▶ REQUIREMENTS: Gather, from the data below, each line in which the word "React" occurs.

====== SUPPLIED MATERIAL

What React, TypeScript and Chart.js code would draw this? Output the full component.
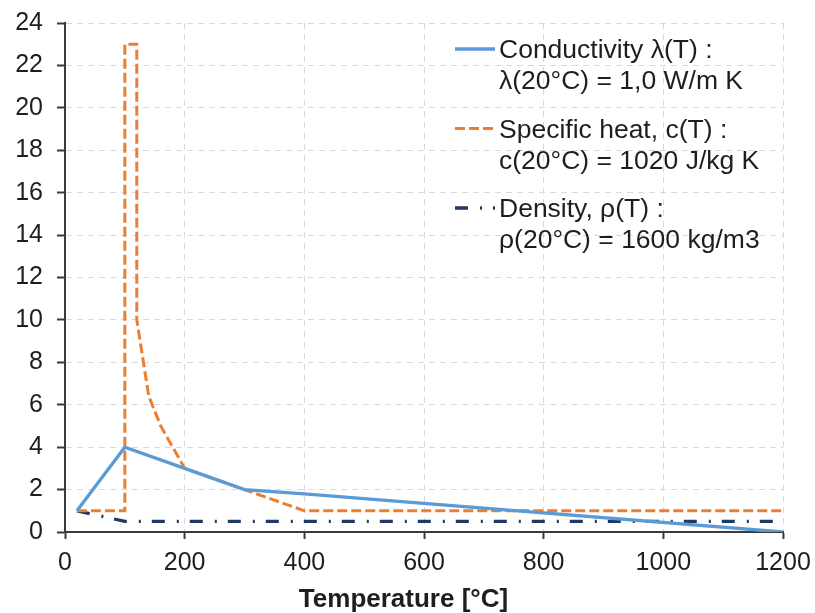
import React, { useEffect, useRef } from 'react';
import { Chart, registerables } from 'chart.js';

Chart.register(...registerables);

// ---- Data ----
const conductivityT = [20, 100, 200, 300, 400, 1200];
const conductivity = [1, 4, 3, 2, 1.8, 0];

const specificHeatT = [20, 100, 100, 120, 120, 140, 160, 200, 400, 1200];
const specificHeat = [1, 1, 23, 23, 10, 6.4, 5.0, 3, 1, 1];

const densityT = [20, 100, 1200];
const density = [1, 0.5, 0.5];

const seriesNames = [
  ['Conductivity λ(T) :', 'λ(20°C) = 1,0 W/m K'],
  ['Specific heat, c(T) :', 'c(20°C) = 1020 J/kg K'],
  ['Density, ρ(T) :', 'ρ(20°C) = 1600 kg/m3'],
];

const xAxisTitle = 'Temperature [°C]';
const xMin = 0;
const xMax = 1200;
const xStep = 200;
const yMin = 0;
const yMax = 24;
const yStep = 2;

const FONT = '"Liberation Sans", Arial, sans-serif';
const TEXT_COLOR = '#1e1e1e';

const toPoints = (xs: number[], ys: number[]) => xs.map((x, i) => ({ x, y: ys[i] }));

const overlayPlugin = {
  id: 'overlay',
  afterDraw(chart: any) {
    const ctx = chart.ctx as CanvasRenderingContext2D;
    const area = chart.chartArea;
    ctx.save();
    const lx0 = area.left + 390;
    const lx1 = lx0 + 40;
    const tx = lx1 + 4;
    const baseY = 49;
    const entryGap = 79.5;
    const lineGap = 31;
    chart.data.datasets.forEach((ds: any, i: number) => {
      const y = baseY + i * entryGap;
      ctx.beginPath();
      ctx.setLineDash(ds.borderDash || []);
      ctx.lineCap = 'butt';
      ctx.strokeStyle = ds.borderColor;
      ctx.lineWidth = ds.borderWidth;
      ctx.moveTo(lx0, y);
      ctx.lineTo(lx1, y);
      ctx.stroke();
      ctx.setLineDash([]);
      ctx.fillStyle = TEXT_COLOR;
      ctx.font = `26.5px ${FONT}`;
      ctx.textAlign = 'left';
      ctx.textBaseline = 'middle';
      seriesNames[i].forEach((t, j) => ctx.fillText(t, tx, y + 2 + j * lineGap));
    });
    ctx.font = `bold 26px ${FONT}`;
    ctx.textAlign = 'center';
    ctx.textBaseline = 'alphabetic';
    ctx.fillStyle = TEXT_COLOR;
    ctx.fillText(xAxisTitle, chart.width / 2 - 4, 607);
    ctx.restore();
  },
};

export default function App() {
  const canvasRef = useRef<HTMLCanvasElement | null>(null);

  useEffect(() => {
    document.body.style.margin = '0';
    const canvas = canvasRef.current;
    if (!canvas) return;
    const axisColor = '#3a3a3a';
    const gridColor = '#d9d9d9';
    const chart = new Chart(canvas, {
      type: 'line',
      data: {
        datasets: [
          {
            label: seriesNames[0].join(' '),
            data: toPoints(conductivityT, conductivity),
            borderColor: '#5B9BD5',
            backgroundColor: '#5B9BD5',
            borderWidth: 3.3,
            pointRadius: 0,
            tension: 0,
            fill: false,
          },
          {
            label: seriesNames[1].join(' '),
            data: toPoints(specificHeatT, specificHeat),
            borderColor: '#ED7D31',
            backgroundColor: '#ED7D31',
            borderWidth: 3,
            borderDash: [10, 4],
            pointRadius: 0,
            tension: 0,
            fill: false,
          },
          {
            label: seriesNames[2].join(' '),
            data: toPoints(densityT, density),
            borderColor: '#1F3864',
            backgroundColor: '#1F3864',
            borderWidth: 3.3,
            borderDash: [13, 12, 2, 11],
            pointRadius: 0,
            tension: 0,
            fill: false,
          },
        ],
      },
      options: {
        responsive: false,
        animation: false,
        devicePixelRatio: 1,
        layout: { padding: { top: 23, right: 32, bottom: 0, left: 0 } },
        plugins: {
          legend: { display: false },
          tooltip: { enabled: false },
          title: { display: false },
        },
        scales: {
          x: {
            type: 'linear',
            min: xMin,
            max: xMax,
            ticks: {
              stepSize: xStep,
              color: TEXT_COLOR,
              font: { family: FONT, size: 25 },
              padding: 9,
              maxRotation: 0,
              callback: (v: any) => String(v),
            },
            grid: {
              color: gridColor,
              lineWidth: 1,
              tickLength: 7,
              tickColor: axisColor,
              tickWidth: 2,
              tickBorderDash: [],
            },
            border: { display: true, color: axisColor, width: 2, dash: [6, 5] },
            afterFit: (scale: any) => {
              scale.height = 81;
              scale.paddingLeft = 0;
              scale.paddingRight = 0;
            },
          },
          y: {
            type: 'linear',
            min: yMin,
            max: yMax,
            ticks: {
              stepSize: yStep,
              color: TEXT_COLOR,
              font: { family: FONT, size: 25 },
              padding: 14,
              callback: (v: any) => String(v),
            },
            grid: {
              color: gridColor,
              lineWidth: 1,
              tickLength: 8,
              tickColor: axisColor,
              tickWidth: 2,
              tickBorderDash: [],
            },
            border: { display: true, color: axisColor, width: 2, dash: [6, 5] },
            afterFit: (scale: any) => {
              scale.width = 65;
              scale.paddingTop = 0;
              scale.paddingBottom = 0;
            },
          },
        },
      },
      plugins: [overlayPlugin],
    } as any);
    return () => chart.destroy();
  }, []);

  return (
    <div style={{ width: 815, height: 613, background: '#fff' }}>
      <canvas ref={canvasRef} width={815} height={613} />
    </div>
  );
}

============

▶ RESULT:
What React, TypeScript and Chart.js code would draw this? Output the full component.
import React, { useEffect, useRef } from 'react';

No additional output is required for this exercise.